▶ Exercise directions:
Below this line is a listing that includes pictures. Copy exactly, and only, the lines from the one containing "Recreate this image as a LaTeX" through the one containing "(tc) at (877,142);"; the pictures do not go in the copy.
..........
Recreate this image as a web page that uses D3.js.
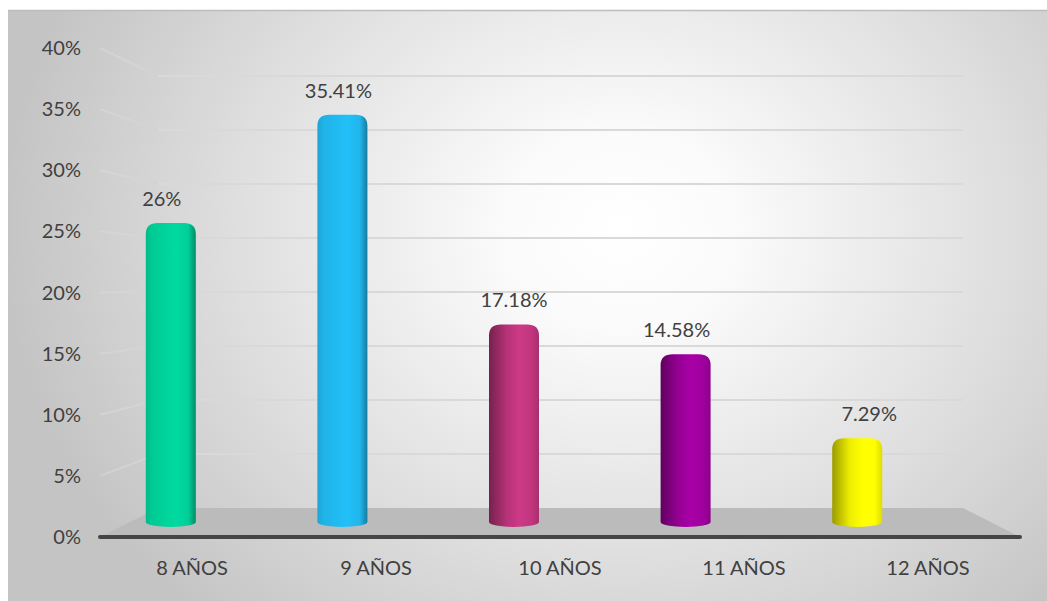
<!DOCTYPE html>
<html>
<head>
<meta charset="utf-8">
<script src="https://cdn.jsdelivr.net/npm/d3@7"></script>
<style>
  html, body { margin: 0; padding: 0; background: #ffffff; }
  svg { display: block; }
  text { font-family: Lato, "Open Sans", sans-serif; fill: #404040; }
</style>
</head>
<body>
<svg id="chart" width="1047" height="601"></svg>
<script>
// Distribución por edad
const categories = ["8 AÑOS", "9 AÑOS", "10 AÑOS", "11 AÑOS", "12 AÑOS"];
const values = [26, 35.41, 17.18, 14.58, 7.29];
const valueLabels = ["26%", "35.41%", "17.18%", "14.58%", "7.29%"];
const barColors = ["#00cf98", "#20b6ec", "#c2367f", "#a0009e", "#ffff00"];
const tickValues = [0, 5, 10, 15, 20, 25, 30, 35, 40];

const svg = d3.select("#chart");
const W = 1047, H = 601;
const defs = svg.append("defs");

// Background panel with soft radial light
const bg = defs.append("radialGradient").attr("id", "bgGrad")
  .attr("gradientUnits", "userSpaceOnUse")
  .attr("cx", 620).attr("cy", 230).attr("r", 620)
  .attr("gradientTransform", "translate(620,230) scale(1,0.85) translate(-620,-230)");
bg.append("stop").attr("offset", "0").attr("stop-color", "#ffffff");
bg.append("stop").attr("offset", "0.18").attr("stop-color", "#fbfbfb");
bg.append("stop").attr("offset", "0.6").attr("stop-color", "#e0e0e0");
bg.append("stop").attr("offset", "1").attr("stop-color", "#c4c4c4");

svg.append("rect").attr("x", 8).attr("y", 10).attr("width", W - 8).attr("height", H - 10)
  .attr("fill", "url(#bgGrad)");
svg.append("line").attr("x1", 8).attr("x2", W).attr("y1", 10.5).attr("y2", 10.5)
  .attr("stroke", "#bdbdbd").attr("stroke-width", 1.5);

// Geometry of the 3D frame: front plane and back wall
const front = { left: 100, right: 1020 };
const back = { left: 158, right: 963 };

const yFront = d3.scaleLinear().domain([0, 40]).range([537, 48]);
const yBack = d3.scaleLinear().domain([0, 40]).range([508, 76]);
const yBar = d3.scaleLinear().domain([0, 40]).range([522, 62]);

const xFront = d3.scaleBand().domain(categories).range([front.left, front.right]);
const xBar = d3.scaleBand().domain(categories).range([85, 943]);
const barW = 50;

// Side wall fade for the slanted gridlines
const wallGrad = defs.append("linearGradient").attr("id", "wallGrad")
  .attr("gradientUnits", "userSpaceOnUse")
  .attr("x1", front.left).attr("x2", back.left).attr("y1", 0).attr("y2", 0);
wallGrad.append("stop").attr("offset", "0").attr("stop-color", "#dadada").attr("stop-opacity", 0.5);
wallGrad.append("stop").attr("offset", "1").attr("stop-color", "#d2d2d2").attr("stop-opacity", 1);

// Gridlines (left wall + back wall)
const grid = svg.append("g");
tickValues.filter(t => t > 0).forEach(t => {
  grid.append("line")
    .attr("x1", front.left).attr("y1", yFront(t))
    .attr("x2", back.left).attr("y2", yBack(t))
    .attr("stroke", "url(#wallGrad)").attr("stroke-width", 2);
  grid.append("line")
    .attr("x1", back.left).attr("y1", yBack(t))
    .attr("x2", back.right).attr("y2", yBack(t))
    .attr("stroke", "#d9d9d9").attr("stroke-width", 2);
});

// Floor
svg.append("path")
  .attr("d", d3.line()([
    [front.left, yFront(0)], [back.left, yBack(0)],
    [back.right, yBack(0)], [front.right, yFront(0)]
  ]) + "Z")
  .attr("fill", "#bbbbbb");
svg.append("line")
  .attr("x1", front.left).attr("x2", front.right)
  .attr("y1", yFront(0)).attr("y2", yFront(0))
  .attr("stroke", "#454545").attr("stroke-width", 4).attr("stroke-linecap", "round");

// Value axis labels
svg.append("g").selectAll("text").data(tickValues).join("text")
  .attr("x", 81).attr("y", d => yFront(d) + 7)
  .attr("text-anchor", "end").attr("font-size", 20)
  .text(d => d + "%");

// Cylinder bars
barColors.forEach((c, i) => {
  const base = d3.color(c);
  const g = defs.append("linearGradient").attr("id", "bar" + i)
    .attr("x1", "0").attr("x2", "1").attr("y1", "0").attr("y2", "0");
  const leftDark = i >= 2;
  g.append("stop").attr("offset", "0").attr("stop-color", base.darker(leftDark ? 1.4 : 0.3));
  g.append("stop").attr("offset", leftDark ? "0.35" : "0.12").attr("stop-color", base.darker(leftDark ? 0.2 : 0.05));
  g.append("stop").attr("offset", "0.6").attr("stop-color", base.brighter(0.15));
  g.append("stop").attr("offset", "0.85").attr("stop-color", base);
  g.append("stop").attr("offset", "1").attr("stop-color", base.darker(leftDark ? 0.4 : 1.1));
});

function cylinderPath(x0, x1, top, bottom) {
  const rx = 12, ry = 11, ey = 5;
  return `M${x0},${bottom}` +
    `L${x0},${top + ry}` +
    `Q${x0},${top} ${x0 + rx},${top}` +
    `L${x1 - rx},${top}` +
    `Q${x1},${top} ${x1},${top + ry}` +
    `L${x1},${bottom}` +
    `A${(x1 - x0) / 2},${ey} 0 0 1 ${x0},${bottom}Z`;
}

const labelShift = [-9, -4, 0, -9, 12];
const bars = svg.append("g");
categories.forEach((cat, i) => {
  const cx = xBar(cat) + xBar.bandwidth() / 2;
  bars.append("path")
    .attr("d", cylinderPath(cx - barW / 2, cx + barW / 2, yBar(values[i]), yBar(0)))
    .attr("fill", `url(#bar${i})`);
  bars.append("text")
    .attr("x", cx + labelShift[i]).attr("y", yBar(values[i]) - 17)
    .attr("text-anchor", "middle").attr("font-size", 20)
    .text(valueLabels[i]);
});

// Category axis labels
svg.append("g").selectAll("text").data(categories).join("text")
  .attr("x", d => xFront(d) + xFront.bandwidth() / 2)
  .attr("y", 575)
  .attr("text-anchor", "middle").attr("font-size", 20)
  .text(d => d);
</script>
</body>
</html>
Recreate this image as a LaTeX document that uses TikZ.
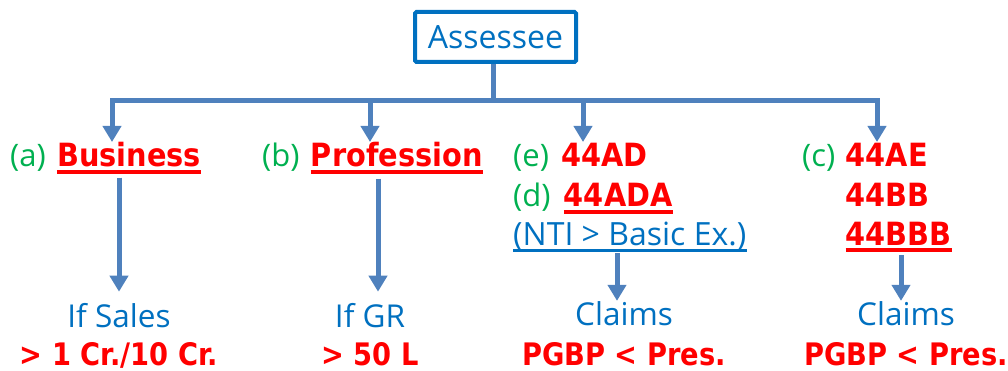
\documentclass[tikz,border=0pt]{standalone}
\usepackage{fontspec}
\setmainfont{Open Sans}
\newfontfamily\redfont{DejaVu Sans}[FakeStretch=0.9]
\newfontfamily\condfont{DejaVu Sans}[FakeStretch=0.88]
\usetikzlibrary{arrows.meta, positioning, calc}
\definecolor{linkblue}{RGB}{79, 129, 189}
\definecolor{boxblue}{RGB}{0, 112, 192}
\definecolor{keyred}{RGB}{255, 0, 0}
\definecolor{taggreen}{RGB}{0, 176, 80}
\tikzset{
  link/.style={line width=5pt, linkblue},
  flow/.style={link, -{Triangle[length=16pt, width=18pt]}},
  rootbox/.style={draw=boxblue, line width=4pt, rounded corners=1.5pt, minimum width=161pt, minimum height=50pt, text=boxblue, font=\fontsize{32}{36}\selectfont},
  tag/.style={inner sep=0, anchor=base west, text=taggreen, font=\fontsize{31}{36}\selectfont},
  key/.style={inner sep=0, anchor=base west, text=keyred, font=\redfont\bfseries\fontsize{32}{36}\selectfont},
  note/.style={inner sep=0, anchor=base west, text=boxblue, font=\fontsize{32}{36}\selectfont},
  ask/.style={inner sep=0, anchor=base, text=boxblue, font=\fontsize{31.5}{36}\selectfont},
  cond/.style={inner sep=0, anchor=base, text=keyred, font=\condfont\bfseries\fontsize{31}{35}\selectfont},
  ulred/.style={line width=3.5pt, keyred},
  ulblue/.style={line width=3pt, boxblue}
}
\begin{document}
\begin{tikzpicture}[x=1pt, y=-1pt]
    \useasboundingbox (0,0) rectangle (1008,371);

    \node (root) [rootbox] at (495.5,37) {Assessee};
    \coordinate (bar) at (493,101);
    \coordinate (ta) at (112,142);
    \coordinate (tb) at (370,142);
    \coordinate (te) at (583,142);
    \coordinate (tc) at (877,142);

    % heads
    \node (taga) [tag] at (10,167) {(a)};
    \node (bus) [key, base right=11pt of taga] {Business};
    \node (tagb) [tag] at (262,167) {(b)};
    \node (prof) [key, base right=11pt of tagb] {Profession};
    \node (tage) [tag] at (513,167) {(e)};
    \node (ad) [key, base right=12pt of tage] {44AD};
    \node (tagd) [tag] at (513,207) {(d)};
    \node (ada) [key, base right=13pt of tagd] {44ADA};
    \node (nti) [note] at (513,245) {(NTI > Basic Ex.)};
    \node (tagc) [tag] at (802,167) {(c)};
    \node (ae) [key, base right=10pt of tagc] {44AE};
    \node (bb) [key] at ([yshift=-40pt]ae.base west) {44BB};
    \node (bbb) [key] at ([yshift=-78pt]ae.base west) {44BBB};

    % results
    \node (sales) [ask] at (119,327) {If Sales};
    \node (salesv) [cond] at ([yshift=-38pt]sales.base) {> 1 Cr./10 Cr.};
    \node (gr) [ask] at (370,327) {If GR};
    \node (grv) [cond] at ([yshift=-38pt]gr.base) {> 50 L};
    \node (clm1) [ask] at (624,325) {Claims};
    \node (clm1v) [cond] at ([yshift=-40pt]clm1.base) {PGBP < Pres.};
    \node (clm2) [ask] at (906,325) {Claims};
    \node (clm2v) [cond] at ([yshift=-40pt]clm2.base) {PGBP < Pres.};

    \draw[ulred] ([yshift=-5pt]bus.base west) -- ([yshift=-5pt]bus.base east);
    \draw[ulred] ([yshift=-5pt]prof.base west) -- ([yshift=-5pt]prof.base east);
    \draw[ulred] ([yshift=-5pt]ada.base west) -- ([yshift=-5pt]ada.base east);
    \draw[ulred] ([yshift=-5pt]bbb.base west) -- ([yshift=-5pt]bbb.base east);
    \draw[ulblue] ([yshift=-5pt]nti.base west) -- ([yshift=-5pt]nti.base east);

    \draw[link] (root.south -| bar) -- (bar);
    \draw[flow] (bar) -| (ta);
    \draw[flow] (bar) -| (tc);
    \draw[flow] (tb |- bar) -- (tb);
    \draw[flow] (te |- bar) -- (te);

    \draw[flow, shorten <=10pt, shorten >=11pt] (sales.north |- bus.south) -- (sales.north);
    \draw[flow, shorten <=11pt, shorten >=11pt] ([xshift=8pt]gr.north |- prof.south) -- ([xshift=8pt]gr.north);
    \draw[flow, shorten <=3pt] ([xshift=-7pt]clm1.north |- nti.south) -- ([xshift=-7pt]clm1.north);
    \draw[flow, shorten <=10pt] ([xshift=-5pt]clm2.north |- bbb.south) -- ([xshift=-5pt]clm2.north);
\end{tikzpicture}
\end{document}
..........
▶ Answer for this exercise:
Recreate this image as a LaTeX document that uses TikZ.
\documentclass[tikz,border=0pt]{standalone}
\usepackage{fontspec}
\setmainfont{Open Sans}
\newfontfamily\redfont{DejaVu Sans}[FakeStretch=0.9]
\newfontfamily\condfont{DejaVu Sans}[FakeStretch=0.88]
\usetikzlibrary{arrows.meta, positioning, calc}
\definecolor{linkblue}{RGB}{79, 129, 189}
\definecolor{boxblue}{RGB}{0, 112, 192}
\definecolor{keyred}{RGB}{255, 0, 0}
\definecolor{taggreen}{RGB}{0, 176, 80}
\tikzset{
  link/.style={line width=5pt, linkblue},
  flow/.style={link, -{Triangle[length=16pt, width=18pt]}},
  rootbox/.style={draw=boxblue, line width=4pt, rounded corners=1.5pt, minimum width=161pt, minimum height=50pt, text=boxblue, font=\fontsize{32}{36}\selectfont},
  tag/.style={inner sep=0, anchor=base west, text=taggreen, font=\fontsize{31}{36}\selectfont},
  key/.style={inner sep=0, anchor=base west, text=keyred, font=\redfont\bfseries\fontsize{32}{36}\selectfont},
  note/.style={inner sep=0, anchor=base west, text=boxblue, font=\fontsize{32}{36}\selectfont},
  ask/.style={inner sep=0, anchor=base, text=boxblue, font=\fontsize{31.5}{36}\selectfont},
  cond/.style={inner sep=0, anchor=base, text=keyred, font=\condfont\bfseries\fontsize{31}{35}\selectfont},
  ulred/.style={line width=3.5pt, keyred},
  ulblue/.style={line width=3pt, boxblue}
}
\begin{document}
\begin{tikzpicture}[x=1pt, y=-1pt]
    \useasboundingbox (0,0) rectangle (1008,371);

    \node (root) [rootbox] at (495.5,37) {Assessee};
    \coordinate (bar) at (493,101);
    \coordinate (ta) at (112,142);
    \coordinate (tb) at (370,142);
    \coordinate (te) at (583,142);
    \coordinate (tc) at (877,142);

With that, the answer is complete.